Implicações diretas e futuras
As consequências desse avanço da Petrobras na Margem Equatorial têm diversas dimensões:
- Para o setor energético nacional: Caso a exploração seja bem-sucedida, pode haver aumento da produção de petróleo e gás, prolongando o ciclo de combustíveis fósseis no Brasil. Isso pode gerar maior receita, investimentos em logística e infraestrutura, e maior protagonismo brasileiro no mercado global.
- Para as finanças públicas: Novas descobertas significam royalties, participações especiais e imposto de renda para o Estado. Isso pode alimentar os orçamentos federal, estaduais e municipais nas regiões afetadas.
- Para a economia regional: Estados como Amapá, Pará, Maranhão, Ceará e Rio Grande do Norte podem se tornar polos de atividade offshore, estimulando cadeias produtivas, estaleiros, mão de obra especializada e serviços de apoio.
- Para a política ambiental: A exploração gera pressão sobre órgãos reguladores, ONGs, comunidades tradicionais e ativistas ambientais. Podem surgir novos litígios, requerimentos de compensação, monitoramento intensificado e talvez revisões regulatórias ou legislativas.

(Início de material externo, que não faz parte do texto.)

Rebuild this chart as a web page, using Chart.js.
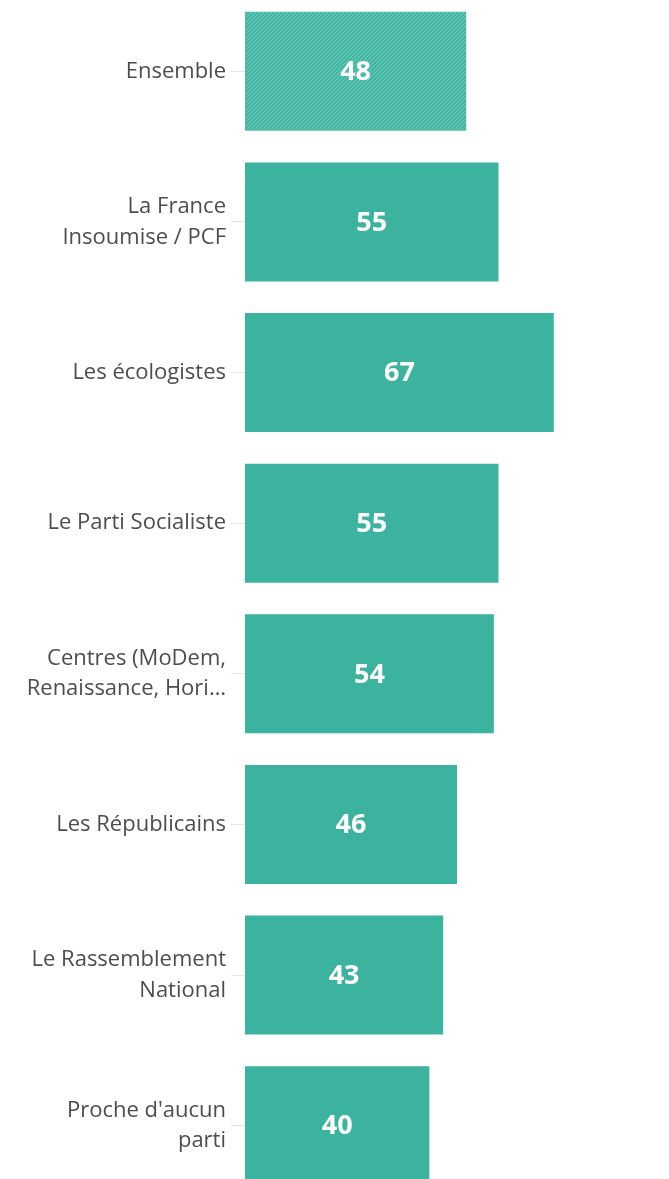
<!DOCTYPE html>
<html>
<head>
<meta charset="utf-8">
<script src="https://cdn.jsdelivr.net/npm/chart.js@4"></script>
<style>
  html, body { margin:0; padding:0; background:#fff; overflow:hidden; }
  #wrap { position:absolute; left:0; top:-4px; width:669px; height:1205px; }
</style>
</head>
<body>
<div id="wrap"><canvas id="chart" width="669" height="1205"></canvas></div>
<script>
const categories = [
  "Ensemble",
  ["La France", "Insoumise / PCF"],
  "Les écologistes",
  "Le Parti Socialiste",
  ["Centres (MoDem,", "Renaissance, Hori…"],
  "Les Républicains",
  ["Le Rassemblement", "National"],
  ["Proche d'aucun", "parti"]
];
const values = [48, 55, 67, 55, 54, 46, 43, 40];

const teal = "#3bb39e";

// hatched pattern for the "Ensemble" bar
function makeHatch() {
  const c = document.createElement("canvas");
  c.width = 4; c.height = 4;
  const g = c.getContext("2d");
  g.fillStyle = teal;
  g.fillRect(0, 0, 4, 4);
  g.strokeStyle = "#6fcab8";
  g.lineWidth = 1.2;
  g.beginPath();
  g.moveTo(0, 4); g.lineTo(4, 0);
  g.moveTo(-1, 1); g.lineTo(1, -1);
  g.moveTo(3, 5); g.lineTo(5, 3);
  g.stroke();
  return g.createPattern(c, "repeat");
}

const colors = values.map((v, i) => i === 0 ? makeHatch() : teal);

// white value labels centred in each bar
const valueLabels = {
  id: "valueLabels",
  afterDatasetsDraw(chart) {
    const ctx = chart.ctx;
    const meta = chart.getDatasetMeta(0);
    ctx.save();
    ctx.fillStyle = "#fff";
    ctx.font = "bold 27px 'Open Sans', sans-serif";
    ctx.textAlign = "center";
    ctx.textBaseline = "middle";
    meta.data.forEach((bar, i) => {
      ctx.fillText(values[i], (bar.x + bar.base) / 2, bar.y + 1);
    });
    ctx.restore();
  }
};

new Chart(document.getElementById("chart"), {
  type: "bar",
  data: {
    labels: categories,
    datasets: [{ data: values, backgroundColor: colors, borderWidth: 0,
      barPercentage: 0.79, categoryPercentage: 1 }]
  },
  options: {
    indexAxis: "y",
    responsive: false,
    animation: false,
    devicePixelRatio: 1,
    layout: { padding: 0 },
    plugins: { legend: { display: false }, tooltip: { enabled: false } },
    scales: {
      x: { display: false, min: 0, max: 92 },
      y: {
        afterFit(scale) {
          scale.width = 245;
          scale.paddingTop = 0;
          scale.paddingBottom = 0;
        },
        border: { display: false },
        grid: { offset: false, drawOnChartArea: false, drawTicks: true, tickLength: 14, color: "#e6e6e6" },
        ticks: {
          color: "#4d4d4d",
          padding: 5,
          font: { family: "'Open Sans', sans-serif", size: 22, lineHeight: 1.4 }
        }
      }
    }
  },
  plugins: [valueLabels]
});
</script>
</body>
</html>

- Para a matriz energética e o futuro climático: A expansão da produção fóssil pode postergar investimentos em renováveis ou manter dependência de carbono. Isso coloca o Brasil num dilema entre explorar seu potencial hidrocarburífero e cumprir metas de descarbonização.
- Para tecnologia e soberania energética: O sucesso no empreendimento pode tornar o Brasil mais autônomo tecnologicamente, reduzir importações de bens de capital, e consolidar a Petrobras como empresa de referência global.
Conclusão
A licença concedida à Petrobras para avançar na Margem Equatorial representa um ponto de inflexão: o país está prestes a executar uma das operações de exploração offshore mais ambiciosas de sua história. Com isso, potenciais benefícios estratégicos se somam a riscos socioambientais e a dilemas de longo prazo sobre desenvolvimento e sustentabilidade.
A exploração da Margem Equatorial é ao mesmo tempo promessa de crescimento e teste de responsabilidade — diante de um mundo que exige mais do que descoberta, exige também cuidado, transparência e equilíbrio.
O Brasil, com esta nova fronteira, está investindo não apenas em petróleo, mas também em sua própria capacidade de decidir como quer se posicionar no século XXI — se como explorador de recursos fósseis ou como protagonista de uma transição energética.
De qualquer forma, os próximos anos definirão se a Margem Equatorial será estratégicamente um novo “Pré-sal” ou um risco ambiental e financeiro que o país carregará nas próximas décadas.